Samsung Electronics Co. Ltd., the world leader in mobiles and memory chips, said it likely earned a quarterly profit of $8.3-billion (U.S.), as it sold close to 500 handsets every minute and as demand picked up for the flat screens it makes for mobile devices, including those for rival Apple Inc. products.
That run of five straight record quarters may end in January-March on weak seasonal demand, though a strong pipeline of smartphones – the South Korean group’s biggest earner – and improving chip prices have eased concerns that earnings growth could slow this year, powering Samsung shares to record levels.
Ahead of full quarterly results due by Jan. 25, Samsung on Tuesday estimated its October-December operating profit jumped 89 per cent to 8.8 trillion won from a year ago, just topping an average forecast for 8.7 trillion won in a Reuters survey of 16 analysts. That is 8.6 per cent more than the previous record in July-September. The company estimated its fourth-quarter sales at 56 trillion won ($52.6-billion).
Shares in Samsung, valued at close to $230-billion, gained 44 per cent in 2012, easily outpacing a 9 per cent rise on the broader South Korean market and beating Apple’s 31 per cent increase.
Shipments of Samsung’s flagship Galaxy S III, which overtook the iPhone 4S in the third quarter to become the world’s best-selling smartphone, are likely to have slipped to around 15 million in the last quarter from 18 million in July-September. But estimated sales of around 8 million Galaxy Note II phone-cum-tablets, or phablets, should more than make up for that – pushing overall smartphone shipments to around 63 million, analysts estimate.

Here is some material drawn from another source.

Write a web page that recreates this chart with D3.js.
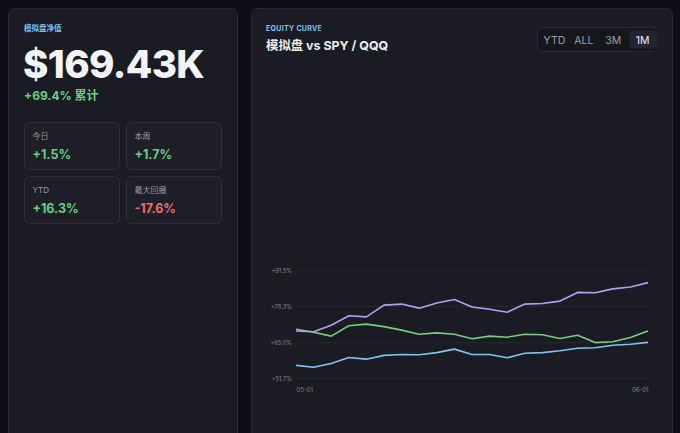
<!DOCTYPE html>
<html>
<head>
<meta charset="utf-8">
<script src="https://cdn.jsdelivr.net/npm/d3@7"></script>
<style>
  html, body { margin:0; padding:0; background:#0e0f16; }
  body { width:680px; height:433px; overflow:hidden; font-family: Inter, "Noto Sans CJK SC", sans-serif; }
</style>
</head>
<body>
<div id="chart-area"></div>
<script>
var width = 680, height = 433;

// headline numbers
var navLabel = "模拟盘净值";
var navValue = "$169.43K";
var navChange = "+69.4% 累计";
var statLabels = ["今日", "本周", "YTD", "最大回撤"];
var statValues = ["+1.5%", "+1.7%", "+16.3%", "-17.6%"];

// equity curve (cumulative %)
var dates = ["05-01","05-02","05-03","05-04","05-05","05-08","05-09","05-10","05-11","05-12",
             "05-15","05-16","05-17","05-18","05-19","05-22","05-23","05-24","05-25","05-26","06-01"];
var paper = [69.3,69.0,71.4,74.9,74.5,78.8,79.2,77.7,79.6,80.9,78.1,77.3,76.2,79.2,79.4,80.3,83.5,83.4,84.8,85.5,87.1];
var spy   = [69.9,68.8,67.4,71.2,71.8,70.9,69.6,68.1,68.6,68.1,66.4,67.4,67.0,68.1,67.9,66.5,67.7,65.0,65.3,66.9,69.3];
var qqq   = [56.6,55.9,57.3,59.5,58.9,60.3,60.6,60.5,61.3,62.6,60.6,60.6,59.4,61.1,61.3,62.0,62.9,63.1,64.0,64.4,65.1];
var yTicks = [51.7, 65.0, 78.3, 91.5];
var ranges = ["YTD", "ALL", "3M", "1M"];

var svg = d3.select("#chart-area")
  .append("svg")
    .attr("width", width)
    .attr("height", height);

// cards
svg.append("rect").attr("x", 8.5).attr("y", 8.5).attr("width", 229).attr("height", 440)
  .attr("rx", 7).attr("fill", "#1b1c23").attr("stroke", "#2a2b33");
svg.append("rect").attr("x", 251.5).attr("y", 8.5).attr("width", 421).attr("height", 440)
  .attr("rx", 7).attr("fill", "#1b1c23").attr("stroke", "#2a2b33");

// left card text
svg.append("text").attr("x", 24).attr("y", 31).attr("font-size", "7.5px").attr("font-weight", 600)
  .attr("fill", "#7cc3ee").text(navLabel);
svg.append("text").attr("x", 23).attr("y", 78).attr("font-size", "38.5px").attr("font-weight", 800)
  .attr("letter-spacing", "-0.6px").attr("fill", "#f3f4f7").text(navValue);
svg.append("text").attr("x", 24).attr("y", 100).attr("font-size", "12px").attr("font-weight", 700)
  .attr("fill", "#66cf85").text(navChange);

var boxes = svg.append("g").selectAll("g")
  .data(statLabels)
  .enter().append("g")
    .attr("transform", function(d, i){
      return "translate(" + (24.5 + (i % 2) * 102) + "," + (122.5 + Math.floor(i / 2) * 54) + ")";
    });
boxes.append("rect").attr("width", 95).attr("height", 47).attr("rx", 5)
  .attr("fill", "#1e1f27").attr("stroke", "#30313a");
boxes.append("text").attr("x", 8).attr("y", 16).attr("font-size", "8px").attr("fill", "#9a9ba4")
  .text(function(d){ return d; });
boxes.append("text").attr("x", 8).attr("y", 36).attr("font-size", "12.5px").attr("font-weight", 700)
  .attr("fill", function(d, i){ return statValues[i].charAt(0) === "-" ? "#ee6b74" : "#66cf85"; })
  .text(function(d, i){ return statValues[i]; });

// right card header
svg.append("text").attr("x", 266).attr("y", 30.5).attr("font-size", "7px").attr("font-weight", 700)
  .attr("letter-spacing", "0.3px").attr("fill", "#7cc3ee").text("EQUITY CURVE");
svg.append("text").attr("x", 266).attr("y", 50).attr("font-size", "12.4px").attr("font-weight", 700)
  .attr("fill", "#eceef2").text("模拟盘 vs SPY / QQQ");

// range toggle
var seg = svg.append("g").attr("transform", "translate(537.5,27.5)");
seg.append("rect").attr("width", 120).attr("height", 24).attr("rx", 5)
  .attr("fill", "#16171d").attr("stroke", "#2a2b33");
var segX = d3.scaleBand().domain(ranges).range([3, 119]).paddingInner(0.05);
seg.selectAll(".seg-bg").data(ranges.filter(function(d){ return d === "1M"; }))
  .enter().append("rect")
    .attr("x", function(d){ return segX(d) + 1; })
    .attr("y", 3).attr("width", segX.bandwidth() - 1).attr("height", 18).attr("rx", 4)
    .attr("fill", "#232631");
seg.selectAll(".seg-t").data(ranges)
  .enter().append("text")
    .attr("x", function(d){ return segX(d) + segX.bandwidth() / 2; })
    .attr("y", 16).attr("text-anchor", "middle").attr("font-size", "10.5px")
    .attr("fill", function(d){ return d === "1M" ? "#f0f1f4" : "#9d9ea6"; })
    .text(function(d){ return d; });

// plot
var x = d3.scalePoint().domain(dates).range([296, 648]);
var y = d3.scaleLinear().domain([51.7, 91.5]).range([378.7, 270.7]);

var grid = svg.append("g");
grid.selectAll("line").data(yTicks).enter().append("line")
  .attr("x1", 296).attr("x2", 648)
  .attr("y1", function(d){ return y(d); }).attr("y2", function(d){ return y(d); })
  .attr("stroke", "#262731").attr("stroke-width", 1);

var yAxis = d3.axisLeft(y).tickValues(yTicks).tickSize(0).tickPadding(4)
  .tickFormat(function(d){ return "+" + d.toFixed(1) + "%"; });
svg.append("g").attr("transform", "translate(296,0)").call(yAxis)
  .call(function(g){ g.select(".domain").remove(); })
  .selectAll("text").attr("font-size", "5.8px").attr("fill", "#868790")
  .attr("font-family", "Inter, sans-serif");

var xTicks = [dates[0], dates[dates.length - 1]];
var xAxis = d3.axisBottom(x).tickValues(xTicks).tickSize(0).tickPadding(8);
svg.append("g").attr("transform", "translate(0,380)").call(xAxis)
  .call(function(g){ g.select(".domain").remove(); })
  .selectAll("text").attr("font-size", "6px").attr("fill", "#868790")
  .attr("font-family", "Inter, sans-serif")
  .attr("text-anchor", function(d, i){ return i === 0 ? "start" : "end"; });

var line = d3.line()
  .x(function(d, i){ return x(dates[i]); })
  .y(function(d){ return y(d); });

var seriesList = [
  { name: "QQQ", values: qqq, color: "#7ec5ec" },
  { name: "SPY", values: spy, color: "#72cf82" },
  { name: "模拟盘", values: paper, color: "#b59ff0" }
];

svg.append("g").selectAll("path").data(seriesList).enter().append("path")
  .attr("d", function(d){ return line(d.values); })
  .attr("fill", "none")
  .attr("stroke", function(d){ return d.color; })
  .attr("stroke-width", 1.6)
  .attr("stroke-linejoin", "round");
</script>
</body>
</html>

There has been increased speculation that Samsung will launch the next version of its Galaxy S in the first quarter, possibly with an unbreakable screen and full high-definition quality resolution boasting 440 pixels per inch, as well as a better camera and a more powerful processor.
While Apple depends on a single smartphone model, the iPhone, Samsung blankets the market with a range of devices – from the very high-end to cheaper and regional alternatives. The South Korean group put out 37 variants last year – increasing its share of the market to 35 per cent in the third quarter, according to Mirae Asset Securities – against HTC Corp.’s 18 models, Nokia’s 9 and LG Electronics’ 24. Apple rolled out just the iPhone 5.
Samsung is expected to further widen its lead over Apple this year, driven by its diversified product lineup, according to market researcher Strategy Analytics, which predicts Samsung will sell 290 million smartphones, up from a projected 215 million in 2012. It sees Apple’s smartphone sales hitting 180 million, up a third per cent from last year.
Recovering chip prices and flat screen sales will also have boosted Samsung’s component earnings, propelled by booming sales of mobile devices, including those of rival Apple, whose iPhones, iPads and iPods use Samsung chips, micro-processors and flat screens.